Inspiration for Chains

Chains

It was Benjamin Franklin who set me on the path to write Chains.

Benjamin Franklin held people in slavery his entire adult life.

This shocked me. I knew about the slaves of Jefferson and Washington, but Ben Franklin? I loved Franklin, I adored him. How could he own slaves? This rocked me to my core. I realized that I did not understand the extent of slavery in colonial America. I spent years rummaging through archives, visiting museums, and pestering historians with relentless questions.

In the beginning I was disillusioned and disheartened. I am a proud and patriotic American and I could not reconcile my love of country and admiration for the Founding Fathers with the fact that so many of 
them owned people who had been kidnapped from their homes in Africa, or were descended from people who had been kidnapped.

Because it wasn’t just Franklin. Ten of our first twelve presidents owned slaves, the notable exceptions being John Adams and his son, John Quincy Adams. Interestingly, Abigail Adams grew up in a slave-owning household. Her father, Rev. William Smith, owned at least two African Americans: Pheby and 
Tom. Aaron Burr was a slave owner, as were generals Philip Schuyler and Horatio Gates, first chief justice of the United States John Jay, the famous artist Charles Willson Peale, and one-third of the members of the Continental Congress.

In 1776, while the rhetoric of freedom and liberty was thick in the air of Boston, Providence, New York, Albany, Baltimore, Philadelphia, Williamsburg, and Charleston, fully 20 percent of the population of the newly christened United American States — one in five — were owned as property and sold like 
cattle. Uncovering this bewildered me and made me sick to my stomach.

As I researched I began to hear my main character, Isabel, whispering to me. She was chained between two nations. The British promised freedom to any slave who fled to British lines, with one exception — slaves owned by Loyalists would be returned to their owners.
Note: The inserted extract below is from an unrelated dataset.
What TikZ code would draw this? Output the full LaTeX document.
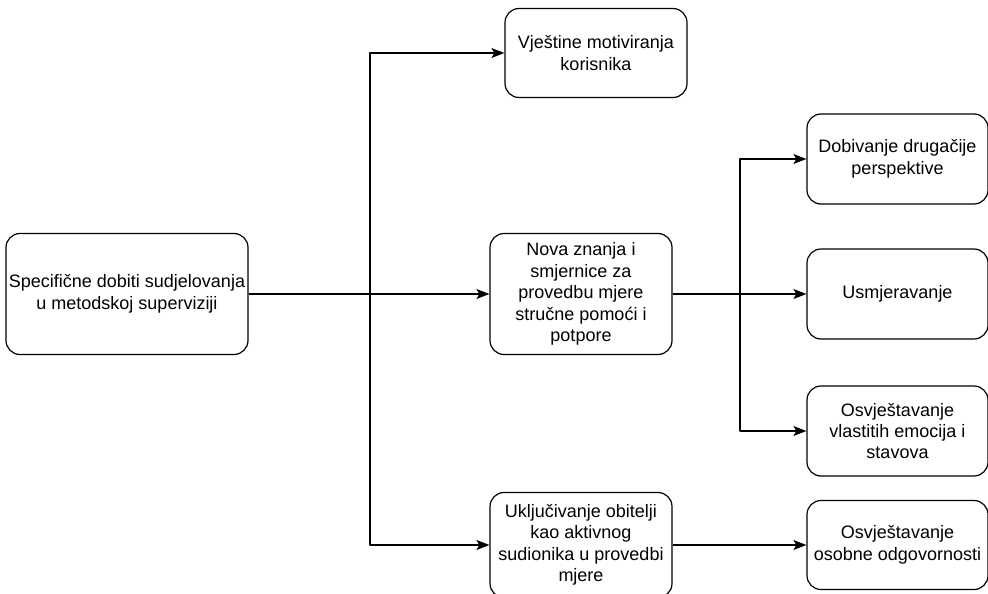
\documentclass[tikz,border=0pt]{standalone}
\usepackage{fontspec}
\setmainfont{Liberation Sans}
\usetikzlibrary{arrows.meta}
\tikzset{
	okvir/.style={draw, line width=1.2pt, rounded corners=14pt, align=center, inner sep=2pt},
	veza/.style={line width=1.2pt, -{Stealth[length=13pt, width=10pt, inset=3pt]}}
}
\begin{document}
\begin{tikzpicture}[x=1pt, y=-1pt, font=\fontsize{18}{21.4}\selectfont, line join=round]
	\useasboundingbox (0,0) rectangle (988,594);
	\node[okvir, minimum width=242pt, minimum height=121pt] (dobiti) at (127,294)
	{Specifične dobiti sudjelovanja\\u metodskoj superviziji};
	\node[okvir, minimum width=182pt, minimum height=89pt] (vjestine) at (596,53)
	{Vještine motiviranja\\korisnika};
	\node[okvir, minimum width=182pt, minimum height=121pt] (znanja) at (581,294)
	{Nova znanja i\\smjernice za\\provedbu mjere\\stručne pomoći i\\potpore};
	\node[okvir, minimum width=182pt, minimum height=105pt] (obitelj) at (581,545)
	{Uključivanje obitelji\\kao aktivnog\\sudionika u provedbi\\mjere};
	\node[okvir, minimum width=181pt, minimum height=90pt] (perspektiva) at (897.5,159)
	{Dobivanje drugačije\\perspektive};
	\node[okvir, minimum width=181pt, minimum height=90pt] (usmjeravanje) at (897.5,294)
	{Usmjeravanje};
	\node[okvir, minimum width=181pt, minimum height=90pt] (emocije) at (897.5,431)
	{Osvještavanje\\vlastitih emocija i\\stavova};
	\node[okvir, minimum width=181pt, minimum height=89pt] (odgovornost) at (897.5,545)
	{Osvještavanje\\osobne odgovornosti};
	% grananja
	\coordinate (g1) at (370,294);
	\coordinate (g2) at (740,294);
	\draw[veza] (dobiti) -- (znanja);
	\draw[veza] (g1) |- (vjestine);
	\draw[veza] (g1) |- (obitelj);
	\draw[veza] (znanja) -- (usmjeravanje);
	\draw[veza] (g2) |- (perspektiva);
	\draw[veza] (g2) |- (emocije);
	\draw[veza] (obitelj) -- (odgovornost);
\end{tikzpicture}
\end{document}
The Patriots talked a good game about freedom, but few were willing to extend that inalienable right to people of color.

Isabel is the heart of America, yearning for the promise of our Revolution, but attacked at every turn by hatred and ignorance. She is the property of wealthy Loyalists in New York City, watching as Washington’s troops falter and the city is turned into a stronghold of the Crown. Isabel must negotiate the daily chores of a slave, the challenges of a shifting political landscape, and the dangers of a battle 
zone. Above all, she must find a way to rescue her little sister, who was sold away from her.

Working on this book eventually made me hopeful. My melancholy about the poisonous effects of slavery lifted as I understood that people like Isabel and her friend Curzon were the real Americans, the quiet ones who fought battles every day and grew stronger in the face of resistance. They were willing to risk everything for liberty, knowing that it is better to die fighting than to live in chains. But it is best to live free, in a world where we are all valued, in the world that our Founding Fathers and Mothers dreamed of, even if they weren’t brave enough to make the journey in their lifetimes.

Slavery affects all Americans today, regardless of ethnic background, or how long our families have lived here. Slavery is the elephant in our country’s living room. It won’t go away until we acknowledge, understand, and deal with it.

I hope that Isabel’s story will help young readers break free of the chains of ignorance and misunderstanding. I pray they will be strong enough to move our country forward to empathy and healing, and finally allow America to fulfill the precious dream of liberty and justice for all.